Simulating sampling in PL/SQL Oracle Headquarters Redwood Shores1 e1698667100526

Simulating sampling in PL/SQL

The standard PL/SQL package dbms_random only allows for drawing uniformly distributed (all numbers equally likely) random numbers. As far as I know, other discrete probability distributions have to be simulated. This is easily accomplished using a little elementary probability theory.

The following code allows for drawing a sample of a size to be specified at runtime from a discrete probability distribution on an arbitrary (though unfortunately necessarily finite) set of positive integers. It is just meant for illustrating a standard math trick and is neither robust nor optimized (nor wellformed :-(. It’s just a quick hack. Perhaps I will look into this.
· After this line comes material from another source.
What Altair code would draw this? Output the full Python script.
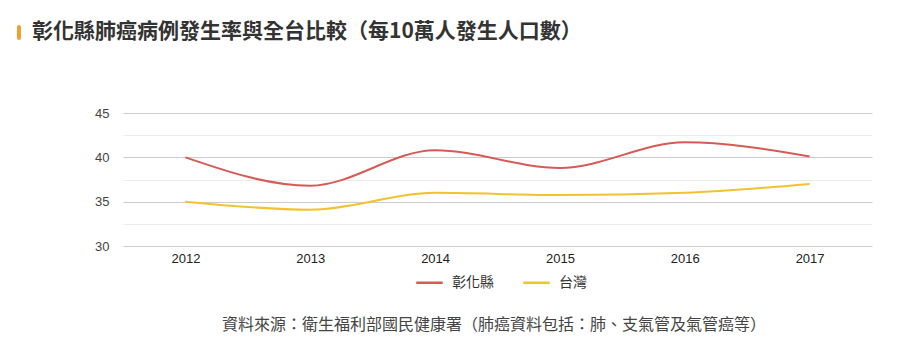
import altair as alt
import pandas as pd

years = ["2012", "2013", "2014", "2015", "2016", "2017"]
changhua = [40.0, 36.8, 40.8, 38.8, 41.7, 40.1]
taiwan = [35.0, 34.1, 36.0, 35.75, 36.0, 37.0]
series_names = ["彰化縣", "台灣"]
series_colors = ["#d65a55", "#f2c230"]
title_text = "彰化縣肺癌病例發生率與全台比較（每10萬人發生人口數）"
source_text = "資料來源：衛生福利部國民健康署（肺癌資料包括：肺、支氣管及氣管癌等）"

rows = []
for y, a, b in zip(years, changhua, taiwan):
    rows.append({"year": y, "series": series_names[0], "value": a})
    rows.append({"year": y, "series": series_names[1], "value": b})
df = pd.DataFrame(rows)

font = "Liberation Sans, Noto Sans CJK TC, sans-serif"

lines = alt.Chart(df).mark_line(interpolate="monotone", strokeWidth=2).encode(
    x=alt.X("year:N", sort=years, title=None,
            scale=alt.Scale(padding=0.5),
            axis=alt.Axis(labelAngle=0, ticks=False, domain=False, grid=False,
                          labelFontSize=13, labelColor="#222", labelPadding=6, labelFont=font)),
    y=alt.Y("value:Q", title=None,
            scale=alt.Scale(domain=[30, 45], nice=False, zero=False),
            axis=alt.Axis(values=[30, 32.5, 35, 37.5, 40, 42.5, 45],
                          labelExpr="datum.value % 5 === 0 ? datum.label : ''",
                          ticks=False, domain=False, labelFontSize=13, labelColor="#444",
                          labelPadding=14, labelFont=font,
                          gridColor={"condition": {"test": "datum.value % 5 === 0", "value": "#cccccc"},
                                     "value": "#ebebeb"})),
    color=alt.Color("series:N", sort=series_names,
                    scale=alt.Scale(domain=series_names, range=series_colors),
                    legend=alt.Legend(title=None, orient="none", direction="horizontal",
                                      legendX=292, legendY=155,
                                      symbolType="stroke", symbolStrokeWidth=2.5, symbolSize=700,
                                      labelFontSize=14, labelColor="#333", labelFont=font,
                                      columnPadding=24, symbolOffset=0, labelOffset=8)),
)

bar = alt.Chart(pd.DataFrame({"a": [0]})).mark_rule(strokeWidth=4, color="#f0a030", strokeCap="round").encode(
    x=alt.value(-104), y=alt.value(-86), y2=alt.value(-75))

title = alt.Chart(pd.DataFrame({"t": [title_text]})).mark_text(
    align="left", baseline="middle", fontSize=21, fontWeight="bold", color="#333",
    font="Noto Sans CJK TC").encode(
    text="t:N", x=alt.value(-91), y=alt.value(-81))

source = alt.Chart(pd.DataFrame({"t": [source_text]})).mark_text(
    align="center", baseline="middle", fontSize=16, color="#444",
    font="Noto Sans CJK TC").encode(
    text="t:N", x=alt.value(371), y=alt.value(212))

chart = alt.layer(lines, bar, title, source).properties(
    width=749, height=133,
    background="white",
    autosize=alt.AutoSizeParams(type="none"),
    padding={"left": 123, "top": 113, "right": 28, "bottom": 107},
).configure_view(strokeWidth=0)

chart.save("out.html", embed_options={"renderer": "svg", "actions": False})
The sample space used and its discrete probability distribution are presented as the table prob_tab (num number, weight number), where the first column represents the set numbers to be drawn from and the second the probability of each element presented as a weighing factor. Hence the law is also relatively arbitrary. The sample drawn is inserted into a table sample_tab (num number,freq number), where freq counts the occurences of num. I assume both tables to be present at runtime.

CREATE OR REPLACE
PROCEDURE draw_sample (p_size IN NUMBER) AS
    -- define datatypes to store the probability distribution
  type  prob_rec is record (weight number, distrib number);
  type  prob_tab is table of prob_rec index by pls_integer;
  
  prec        prob_rec;
  prob        prob_tab;
    total_weight  number;
  -- set max.precision for the uniform distribution on 0<=x<=1
  -- dbms_random.random produces -2^31 <= integer <= 2^31
  uni_prec      constant number := power(2,31);
  uni           number;
  
  -- load probability data 
  cursor c_prob is 
    select * from prob_dist order by num asc;
  cursor c_sample (p_num number) is 
    select 'x' from sample_tab where num=p_num;
      
  i             number;
  cumul_weight  number;
  
BEGIN
  delete sample_tab;
  select sum(weight) into total_weight from prob_dist;
  for r_prob in c_prob loop
    -- initialize sample_tab table 
    insert into sample_tab values (r_prob.num,0);
  
    -- we need the prob.distribution function
    select sum(weight) into cumul_weight
      from prob_dist
        where num <= r_prob.num;
    
    prec.weight:=r_prob.weight;
    prec.distrib:=cumul_weight/total_weight;  
    prob(r_prob.num) := prec;
    end loop;
    -- draw the sample
  for t in 1..p_size loop
    -- draw a unif.distributed random number
    uni := mod(abs(dbms_random.random),uni_prec)/uni_prec;
    
    -- find the corresp.subinterval of [0,1]
    i := prob.first; 
    loop
      prec:=prob(i); 
      exit when uni <= prec.distrib;
      i := prob.next(i);
      exit when (i is null);
    end loop;
    
    -- store the sample
    if (i is not null) then
      update sample_tab set freq = freq + 1 where num = i;
    end if;
  end loop;
  commit;
END;

The trick consists of partitioning the unit interval into subintervals of length corresponding to the weight of the numbers in the sample space and determining in which subinterval a dbms_random gererated uniformly distributed number falls. The index of the subinterval yields the number drawn.

Put a little more mathematically, what is essentially does is apply the generalized or Penrose inverse of the desired probabilty distribution function to a (continuous) uniformly distributed (on 0<=x<=1) random variable. This yields a random variable with the correct distribution.

The code can of course be generalized eg.to allow for sampling from a set of strings but my point should be clear.